Statement of the Cordillera Peoples Alliance on the Occasion of the Fourth State of the Nation Address of President Aquino III
July 22, 2013
Today, on his fourth state of the nation address, we challenge President Aquino to speak on the true State of the Nation and not hide behind lies of peace and development for the people.We say this in expectation of the tall tales and fabricated statistics he is bound to declare.
Any claim of increased GDP does not equate to an improved life for the Filipino people. In the Philippine neocolonial setting, any ‘development’ only benefits the ruling classes and big foreign capitalists that relentlessly exploit the toiling masses, including indigenous peoples and our resources.
The crises of unemployment, widespread poverty and hunger remain.
Data from IBON Foundation states that the number of unemployed and underemployed Filipinos increased by over one million from 10.9 million in April 2010 to 11.9 million in April 2013 – consisting of 4.6 million unemployed (an increase of 52,000, according to IBON estimates on NSO data) and 7.3 million underemployed (an increase of 955,000). This is the most number of unemployed and underemployed Filipinos in the country's history.While 1.4 million jobs were reported created in April 2011 this fell to 1.0 million in April 2012. These occurred while the corresponding first quarter GDP growth rates were becoming more rapid at 4.6% (2011), 6.5% (2012), and 7.8% (2013). The daily minimum wage in the National Capital Region of P419-P456 is a far cry from the minimum budget of P1034 needed for a daily decent survival of a family of 6. In the Cordillera, family living wage is pegged at P945, but minimum daily wage is way below at P280.The crisis of unemployment is also manifested by at least 4,400 Filipinos who leave the country daily to become OFWs. The country’s unemployment rate at 6.8% is actually a big figure compated to that of other southeast Asian countries like Thailand (0.5%), Singapore (1.8%), Malaysia (3.1%), South Korea (2.8%) and Taiwan (4.3%).
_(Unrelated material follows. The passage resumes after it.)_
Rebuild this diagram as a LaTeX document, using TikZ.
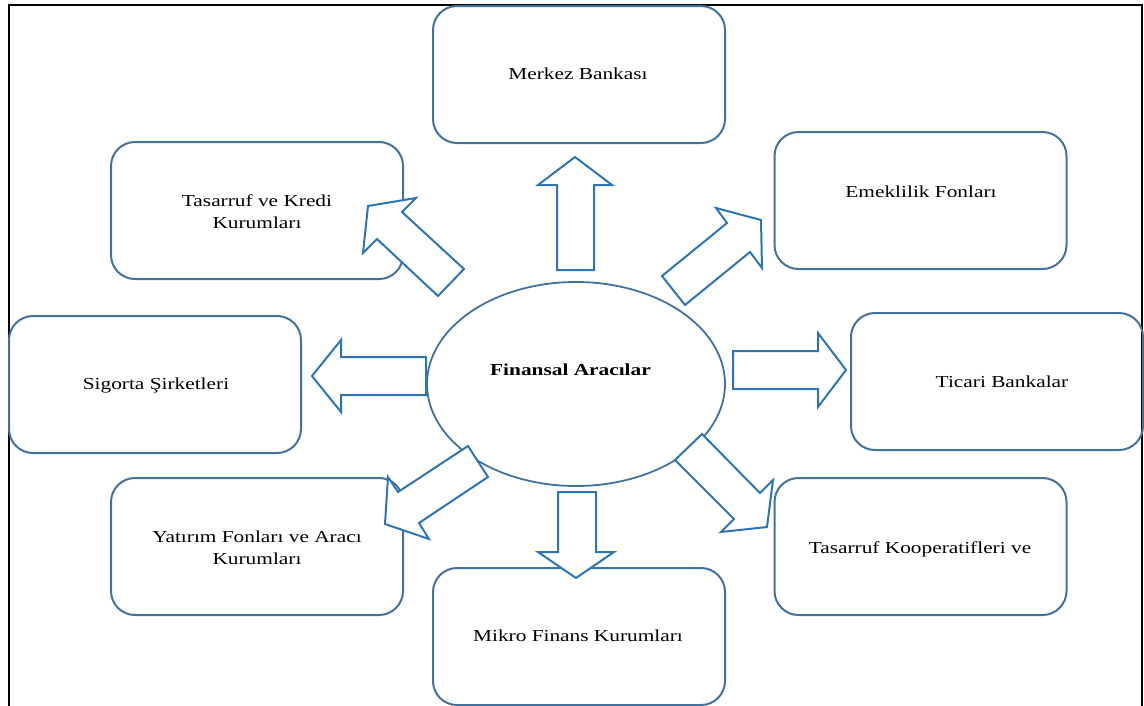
\documentclass[tikz,border=0pt]{standalone}
\usepackage{fontspec}
\setmainfont{Liberation Serif}[FakeStretch=1.27]
\usetikzlibrary{shapes.geometric}
\definecolor{boxblue}{RGB}{65,113,156}
\definecolor{arrowblue}{RGB}{46,117,182}
\begin{document}
\begin{tikzpicture}[x=1pt,y=-1pt,
  box/.style={draw=boxblue, line width=2pt, rounded corners=24pt,
    minimum width=292pt, minimum height=137pt, inner sep=0pt},
  hub/.style={ellipse, draw=boxblue, line width=1.8pt,
    minimum width=298pt, minimum height=204pt, inner sep=0pt},
  arr/.style={draw=arrowblue, fill=white, line width=2pt, line join=miter},
  lbl/.style={font=\fontsize{16.8}{22}\selectfont, align=center, inner sep=0pt}]
\useasboundingbox (0,0) rectangle (1144,705);

% outer frame (open at the bottom)
\draw[line width=2.6pt] (9,720) -- (9,5) -- (1142,5) -- (1142,720);

% institution boxes
\node[box] (merkez)  at (579,74.5)  {};
\node[box] (kredi)   at (257,210.5) {};
\node[box] (emek)    at (920.5,200.5) {};
\node[box] (sigorta) at (155,384.5) {};
\node[box] (ticari)  at (997,381.5) {};
\node[box] (yatirim) at (257,546.5) {};
\node[box] (mikro)   at (579,636.5) {};
\node[box] (koop)    at (920.5,546.5) {};

% central ellipse
\node[hub] (hub) at (576,384) {};

% block arrows from the centre outwards
\draw[arr] (557,270) -- (557,185) -- (538,185) -- (575,157) -- (612,185) -- (594,185) -- (594,270) -- cycle;
\draw[arr] (426,357) -- (341,357) -- (341,340) -- (312,376) -- (341,412) -- (341,395) -- (426,395) -- cycle;
\draw[arr] (733,351) -- (818,351) -- (818,333) -- (846,370) -- (818,407) -- (818,389) -- (733,389) -- cycle;
\draw[arr] (558,492) -- (596,492) -- (596,552) -- (614,552) -- (576,578) -- (538,552) -- (558,552) -- cycle;
\draw[arr] (368,206) -- (416,198) -- (402,212) -- (464,269) -- (438,296) -- (377,239) -- (363,253) -- cycle;
\draw[arr] (716,208) -- (761,220) -- (762,268) -- (750,252) -- (685,305) -- (662,276) -- (727,223) -- cycle;
\draw[arr] (468,446) -- (488,477) -- (419,523) -- (429,539) -- (385,524) -- (388,477) -- (398,492) -- cycle;
\draw[arr] (702,434) -- (760,493) -- (773,480) -- (767,527) -- (721,532) -- (734,519) -- (675,460) -- cycle;

% labels
\node[lbl, anchor=base] (tmerkez) at (578,79) {Merkez Bankası};
\node[lbl] (tkredi) at (257,212) {Tasarruf ve Kredi\\Kurumları};
\node[lbl, anchor=base] (temek) at (921,197.5) {Emeklilik Fonları};
\node[lbl, anchor=base] (tsigorta) at (156,389.5) {Sigorta Şirketleri};
\node[lbl, anchor=base] (tticari) at (1002,387.5) {Ticari Bankalar};
\node[lbl] (tyatirim) at (257,548) {Yatırım Fonları ve Aracı\\Kurumları};
\node[lbl, anchor=base] (tmikro) at (578,641.5) {Mikro Finans Kurumları};
\node[lbl, anchor=base] (tkoop) at (920,553.5) {Tasarruf Kooperatifleri ve};
\node[lbl, font=\fontsize{16.8}{22}\selectfont\bfseries, anchor=base] (thub) at (570.5,375.5) {Finansal Aracılar};
\end{tikzpicture}
\end{document}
Data from the NSCB reported official poverty incidence as statistically unchanged at 27.9% in the first semester of 2012 compared to 28.8% and 28.6% in the same periods in 2006 and 2009, respectively. According to IBON, this translates to around 26.8 million poor Filipinos or an increase of some 3-4 million from 2009.These realities on the ground show that government’s Conditional Cash Transfer or CCT scheme is a false solution and a failure.
The gap between the rich and the poor has widened even more.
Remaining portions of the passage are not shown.